Buy-to-let investors can still take advantage of existing tax reliefs to get around higher stamp duty. The Treasury has a Multiple Dwellings Relief (MDR), which allows those buying more than one property to reduce their stamp duty. Under MDR, buyers add up the total value of the properties being purchased. They then divide it by the number of properties to find the average value. The stamp duty is calculated by working out how much is owed on the average price and multiplying it by the number of properties being purchased. There is a lower limit, however, which means the stamp duty to be paid must be at least 1% of the total value of all properties purchased.
Another way of reducing stamp duty is by treating the transaction as commercial, rather than residential, which purchasers of six or more properties are allowed to do. This means they can pay the commercial rates of stamp duty. The resulting tax bill may end up lower than using MDR. In his 2016 Budget, Osborne extended his residential stamp duty reforms to the commercial sector by also abolishing the slab system and cut rates for less expensive property.
April also marks the introduction of a new band to an annual tax on property owned by foreign companies, trusts or investment funds. Such properties worth between 500,000 and 1m will now be subject to the Annual Tax on Enveloped Dwellings, charged £3,500 a year.
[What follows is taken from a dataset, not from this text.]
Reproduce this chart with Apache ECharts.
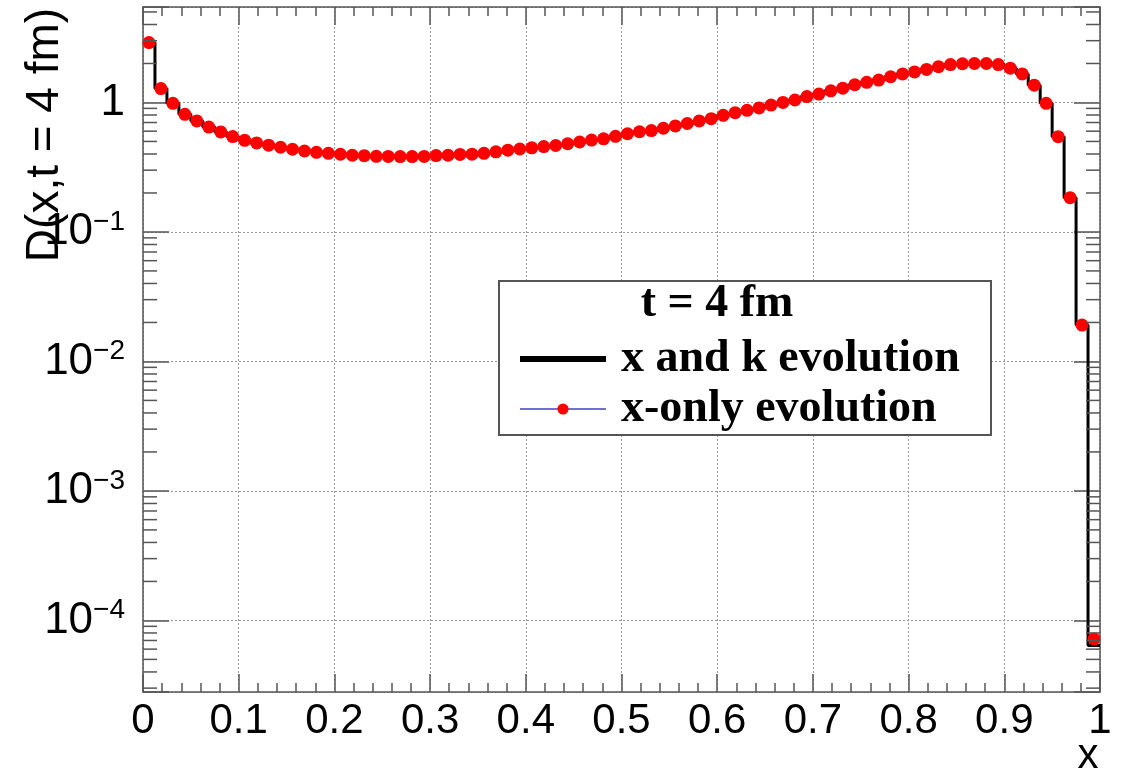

The lowest band was previously 1m.
In mid-March, the EU Mortgage Credit Directive came into force in the UK, part of which includes more stringent rules for buy-to-let lending, such as stricter means-testing of borrowers.
Moreover, financial regulators at the Bank of England are putting together plans for a stricter regime for buy-to-let mortgage lending . The Prudential Regulation Authority (PRA) at the central bank has opened a consultation on its newly published proposals, which include tougher affordability tests for borrowers.
According to the PRA’s consultation document, the new rules would reduce the number of new buy-to-let mortgage approvals by between 10-20% by the end of 2018. Some lenders would not be able to recover the lost future revenues, it added.